Laird was a systems analyst for 13 years at the University of California before he returned to the family farm in 2010 after his father, Wally, passed away. It wasn’t long before he decided to focus less on agronomy and more on what he believes was his true calling, automation.

He spent five years learning how standard machinery operated before retrofitting his lawn tractor with automated parts. He moved up by making his farm tractors run by themselves, or autonomously.

Laird said his first 50 acres of automated planting were done with a tractor equipped with a ride height sensor, GPS receiver and other recently-seen-as-futuristic components. His skills were sharp enough to take home a $25,000 first-place prize from the 2017 agBOT NextGen Expo seeding competition in Rockville, Ind.

Laird said his dive into automation has not gone without problems, though. In 2017, he was combining when his automated grain cart tractor went too far into a neighbor’s yard. However, he said his machinery is much improved and, overall, does an excellent job.

He and his business partner, Craig Rupp, are co-founders of Sabanto, Inc. They met at the agBOT competition and decided to start the fledging company, working toward being a provider of automated farming services.

Rupp already had a track record of success as co-founder of 640 Labs, which sold devices that plugged into farm equipment to automatically collect data that farmers recorded and analyzed on a cloud-based dashboard. The company was later sold to The Climate Corp., a San Francisco-based division of Monsanto.
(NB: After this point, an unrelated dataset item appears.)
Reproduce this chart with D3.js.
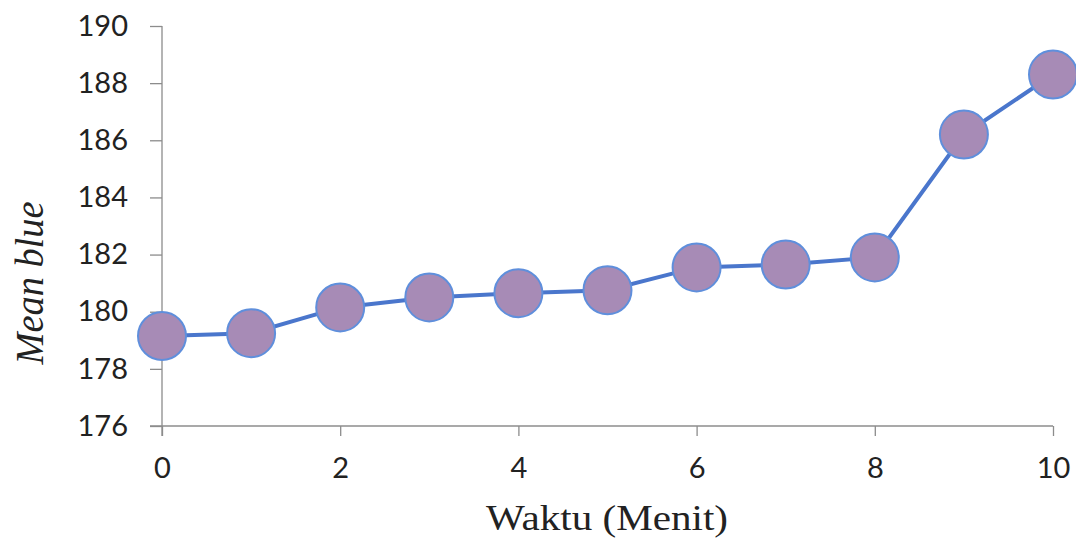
<!DOCTYPE html>
<html>
<head>
<meta charset="utf-8">
<script src="https://cdn.jsdelivr.net/npm/d3@7"></script>
<style>
  body { margin: 0; background: #fff; }
  svg { display: block; }
</style>
</head>
<body>
<div id="chart"></div>
<script>
// data
const minutes = [0, 1, 2, 3, 4, 5, 6, 7, 8, 9, 10];
const meanBlue = [179.15, 179.25, 180.15, 180.5, 180.65, 180.75, 181.55, 181.65, 181.9, 186.2, 188.3];
const yTicks = [176, 178, 180, 182, 184, 186, 188, 190];
const xTicks = [0, 2, 4, 6, 8, 10];

var width = 1076, height = 541;
var margin = {top: 26, right: 23, bottom: 115, left: 162};

var svg = d3.select("#chart")
  .append("svg")
  .attr("width", width)
  .attr("height", height);

var g = svg.append("g")
  .attr("transform", "translate(" + margin.left + "," + margin.top + ")");

var w = width - margin.left - margin.right,
    h = height - margin.top - margin.bottom;

var xScale = d3.scaleLinear().domain([0, 10]).range([0, w]);
var yScale = d3.scaleLinear().domain([176, 190]).range([h, 0]);

// y axis
var yAxis = g.append("g")
  .call(d3.axisLeft(yScale).tickValues(yTicks).tickSize(12).tickPadding(22).tickFormat(d3.format("d")));
yAxis.select(".domain").attr("stroke", "#8c8c8c").attr("stroke-width", 1.3).attr("d", "M0,0V" + (h + 10));
yAxis.selectAll(".tick line").attr("stroke", "#8c8c8c").attr("stroke-width", 1.3);
yAxis.selectAll("text")
  .attr("font-family", "Lato, 'Open Sans', sans-serif")
  .attr("font-size", 29)
  .attr("fill", "#222");

// x axis
var xAxis = g.append("g")
  .attr("transform", "translate(0," + h + ")")
  .call(d3.axisBottom(xScale).tickValues(xTicks).tickSize(10).tickPadding(21).tickFormat(d3.format("d")));
xAxis.select(".domain").attr("stroke", "#8c8c8c").attr("stroke-width", 1.3).attr("d", "M-12,0H" + w);
xAxis.selectAll(".tick line").attr("stroke", "#8c8c8c").attr("stroke-width", 1.3);
xAxis.selectAll("text")
  .attr("font-family", "Lato, 'Open Sans', sans-serif")
  .attr("font-size", 29)
  .attr("fill", "#222");

// line
var line = d3.line()
  .x(function(d, i) { return xScale(minutes[i]); })
  .y(function(d) { return yScale(d); });

g.append("path")
  .datum(meanBlue)
  .attr("d", line)
  .attr("fill", "none")
  .attr("stroke", "#4a76cc")
  .attr("stroke-width", 4);

// markers
g.selectAll(".dot")
  .data(meanBlue)
  .enter().append("circle")
  .attr("class", "dot")
  .attr("cx", function(d, i) { return xScale(minutes[i]); })
  .attr("cy", function(d) { return yScale(d); })
  .attr("r", 24)
  .attr("fill", "#a78bb6")
  .attr("stroke", "#5f8fdc")
  .attr("stroke-width", 2);

// axis titles
svg.append("text")
  .attr("x", 607)
  .attr("y", 530)
  .attr("text-anchor", "middle")
  .attr("font-family", "'Liberation Serif', serif")
  .attr("font-size", 36)
  .attr("textLength", 242)
  .attr("lengthAdjust", "spacingAndGlyphs")
  .attr("fill", "#222")
  .text("Waktu (Menit)");

svg.append("text")
  .attr("transform", "translate(43,283) rotate(-90)")
  .attr("text-anchor", "middle")
  .attr("font-family", "'Liberation Serif', serif")
  .attr("font-style", "italic")
  .attr("font-size", 39)
  .attr("textLength", 163)
  .attr("lengthAdjust", "spacingAndGlyphs")
  .attr("fill", "#222")
  .text("Mean blue");
</script>
</body>
</html>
Laird said the reason for the 2019 demonstration is to find out what his machinery is fully capable of, and to draw interest from investors he and Rupp can partner with to advance the technology into a common tool farmers can use to reduce operating costs.

He said the vision is for automation to become a major cost-saver by doing work for less than it costs a farmer to buy and maintain expensive standard machinery to perform the same tasks. Farmers could then focus on other chores not being done by automated equipment, and hire fewer people.

Laird feels the timing is right to develop service industries for agriculture, given the farm economy’s continued struggles. His vision is not so much farmers purchasing and using their own automated equipment; it’s more along the lines of specialists with Stanley Steemer going to the homes of customers to shampoo their carpets.

“When they walk in the door, they get right to work. They’re not sitting on the floor reading the instructions,” he said. “Farmers have to be good at so many things that it’s hard for them to be experts in something like planting with an automated platform, so it might be one of those things that’s better left to someone who is only doing that.”

Kinze Manufacturing in Williamsport, Iowa, has already developed autonomous equipment and proven it effective for planting, harvesting and other farm-related chores, said Phil Jennings, a service manager with the company.

Jennings said the work has focused mostly on driverless grain carts running beside human-operated combines, then after filling up, pulling away from the combine and delivering the corn and soybeans to a truck for loading. He said the same technology can be adapted to other machinery for driverless tillage, planting and other fieldwork.

The driverless technology is not available yet commercially because demand won't be sufficient until it becomes more socially acceptable in the agriculture world, said Jennings.

He also said no price point has been established for the technology, but if it is going to be available for purchase the struggling farm economy must improve for enough food producers to want to make such capital investments.

"Is the public ready for driverless cars? I think some of those types of things come into play. The technology is proven, but we also have to be in the right place from a market standpoint to make it realistic," Jennings said.